Wire Act reinterpretation could cost states US$220M

Powerball and Megamillions could be considered illegal under the Wire Act reinterpretation.

The DoJ’s Wire Act reinterpretation could have states losing US$220 million in annual lottery profits, legal experts say.

US.- The US Department of Justice (DoJ) recently issued a Wire Act reinterpretation that could hurt online gaming. The opinion may end up costing a bunch of states at least US$220 million in annual lottery profits.

According to legal experts, Powerball and Mega Millions are at risk if the opinion is read to the letter. Should it happen, states would end up losing money used to fund scholarships, senior citizen services and other programs.

States which sell lottery tickets online (seven) fear the business would be illegal under the opinion.

David Gale, North American Association of State and Provincial Lotteries’ executive director asked for clarity on the issue. “It’s like trying to run a business and not knowing the rules about it. That clarity is the important thing to us now as far as the DOJ issue goes.”

The reinterpretation

The US Department of Justice (DoJ) recently issued a reinterpretation of the Wire Act, which would impact on sports betting and other forms of online gambling. After generating major criticism from the industry, Deputy Attorney General Rod Rosenstein suggested that the Act doesn’t address if the law applies to state lotteries.

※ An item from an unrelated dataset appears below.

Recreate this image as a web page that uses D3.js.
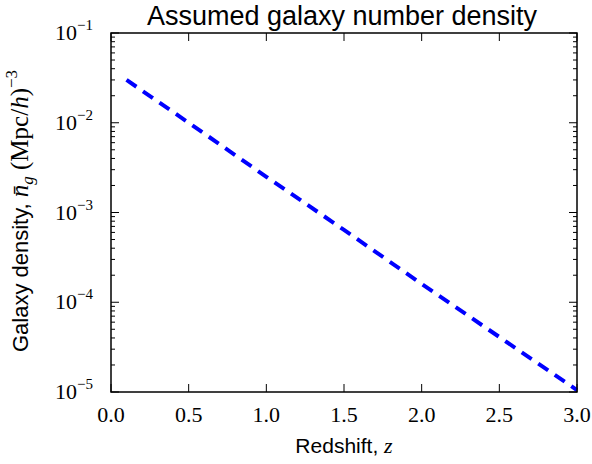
<!DOCTYPE html>
<html>
<head>
<meta charset="utf-8">
<script src="https://cdn.jsdelivr.net/npm/d3@7"></script>
<style>
  body { margin: 0; background: #fff; }
  .tick-label { font-family: "Liberation Serif", "DejaVu Serif", serif; fill: #000; }
  .sans { font-family: "Liberation Sans", Arial, sans-serif; fill: #000; }
</style>
</head>
<body>
<div id="chart"></div>
<script>
// data
let redshift = [0.1, 0.5, 1.0, 1.5, 2.0, 2.5, 3.0];
let density = [3.0e-2, 1.0e-2, 2.5e-3, 6.4e-4, 1.6e-4, 4.1e-5, 1.05e-5];
let xTicks = [0.0, 0.5, 1.0, 1.5, 2.0, 2.5, 3.0];
let yTickExp = [-5, -4, -3, -2, -1];

let width = 592, height = 464;
let margin = { top: 33, right: 15, bottom: 72, left: 111 };
let w = width - margin.left - margin.right;
let h = height - margin.top - margin.bottom;

let x = d3.scaleLinear().domain([0, 3]).range([0, w]);
let y = d3.scaleLog().domain([1e-5, 1e-1]).range([h, 0]);

let svg = d3.select("#chart").append("svg")
    .attr("width", width).attr("height", height);

let g = svg.append("g")
    .attr("transform", "translate(" + margin.left + "," + margin.top + ")");

// minor log ticks (2..9 in each decade)
let minor = [];
yTickExp.slice(0, -1).forEach(e => {
    for (let k = 2; k <= 9; k++) minor.push(k * Math.pow(10, e));
});
let major = yTickExp.map(e => Math.pow(10, e));

let ticks = g.append("g").attr("stroke", "#000").attr("stroke-width", 1);
// x ticks bottom + top
xTicks.forEach(t => {
    ticks.append("line").attr("x1", x(t)).attr("x2", x(t)).attr("y1", h).attr("y2", h - 8);
    ticks.append("line").attr("x1", x(t)).attr("x2", x(t)).attr("y1", 0).attr("y2", 8);
});
// y ticks left + right
major.forEach(v => {
    ticks.append("line").attr("x1", 0).attr("x2", 8).attr("y1", y(v)).attr("y2", y(v));
    ticks.append("line").attr("x1", w).attr("x2", w - 8).attr("y1", y(v)).attr("y2", y(v));
});
minor.forEach(v => {
    ticks.append("line").attr("x1", 0).attr("x2", 4).attr("y1", y(v)).attr("y2", y(v));
    ticks.append("line").attr("x1", w).attr("x2", w - 4).attr("y1", y(v)).attr("y2", y(v));
});

// x tick labels
g.selectAll(".xlab").data(xTicks).enter().append("text")
    .attr("class", "tick-label")
    .attr("x", d => x(d))
    .attr("y", h + 30)
    .attr("text-anchor", "middle")
    .style("font-size", "22px")
    .text(d => d.toFixed(1));

// y tick labels 10^e
let ylab = g.selectAll(".ylab").data(yTickExp).enter().append("text")
    .attr("class", "tick-label")
    .attr("x", -18)
    .attr("y", d => y(Math.pow(10, d)) + 7)
    .attr("text-anchor", "end")
    .style("font-size", "22px");
ylab.append("tspan").text("10");
ylab.append("tspan").attr("dy", -10).style("font-size", "15px").text(d => "\u2212" + (-d));

// the line
let line = d3.line().x((d, i) => x(redshift[i])).y(d => y(d));
g.append("path")
    .datum(density)
    .attr("d", line)
    .attr("fill", "none")
    .attr("stroke", "#0000ff")
    .attr("stroke-width", 4)
    .attr("stroke-dasharray", "12,8");

// frame
g.append("rect").attr("width", w).attr("height", h)
    .attr("fill", "none").attr("stroke", "#000").attr("stroke-width", 1.5);

// title
svg.append("text").attr("class", "sans")
    .attr("x", margin.left + w / 2 - 2).attr("y", 25)
    .attr("text-anchor", "middle")
    .style("font-size", "27px")
    .text("Assumed galaxy number density");

// x label
let xl = svg.append("text").attr("class", "sans")
    .attr("x", margin.left + w / 2).attr("y", 453)
    .attr("text-anchor", "middle")
    .style("font-size", "21px");
xl.append("tspan").text("Redshift, ");
xl.append("tspan").style("font-family", "Liberation Serif, serif").style("font-style", "italic").style("font-size", "22px").text("z");

// y label
let serif = "Liberation Serif, serif";
let yl = svg.append("text").attr("class", "sans")
    .attr("transform", "translate(28,211) rotate(-90)")
    .attr("text-anchor", "middle")
    .style("font-size", "22px");
yl.append("tspan").text("Galaxy density, ");
yl.append("tspan").style("font-family", serif).style("font-style", "italic").style("font-size", "25px").text("n\u0304");
yl.append("tspan").attr("dy", 5).style("font-family", serif).style("font-style", "italic").style("font-size", "17px").text("g");
yl.append("tspan").attr("dy", -5).style("font-family", serif).style("font-size", "25px").text(" (Mpc/");
yl.append("tspan").style("font-family", serif).style("font-style", "italic").style("font-size", "25px").text("h");
yl.append("tspan").style("font-family", serif).style("font-size", "25px").text(")");
yl.append("tspan").attr("dy", -11).style("font-family", serif).style("font-size", "17px").text("\u22123");
</script>
</body>
</html>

Rosenstein said in a memo that the reinterpretation doesn’t actually discuss state lotteries and therefore asks for a review. His question raises further criticism as it isn’t clear lotteries are exempt from the Act.

“The OLC opinion did not address whether the Wire Act applies to state lotteries and their vendors. The Department is now reviewing that question,” says Rosenstein. “If the Department determines the Wire Act does apply to state lotteries or their vendors, then Department of Justice attorneys should extend the forbearance period for 90 days after the Department publicly announces this position.”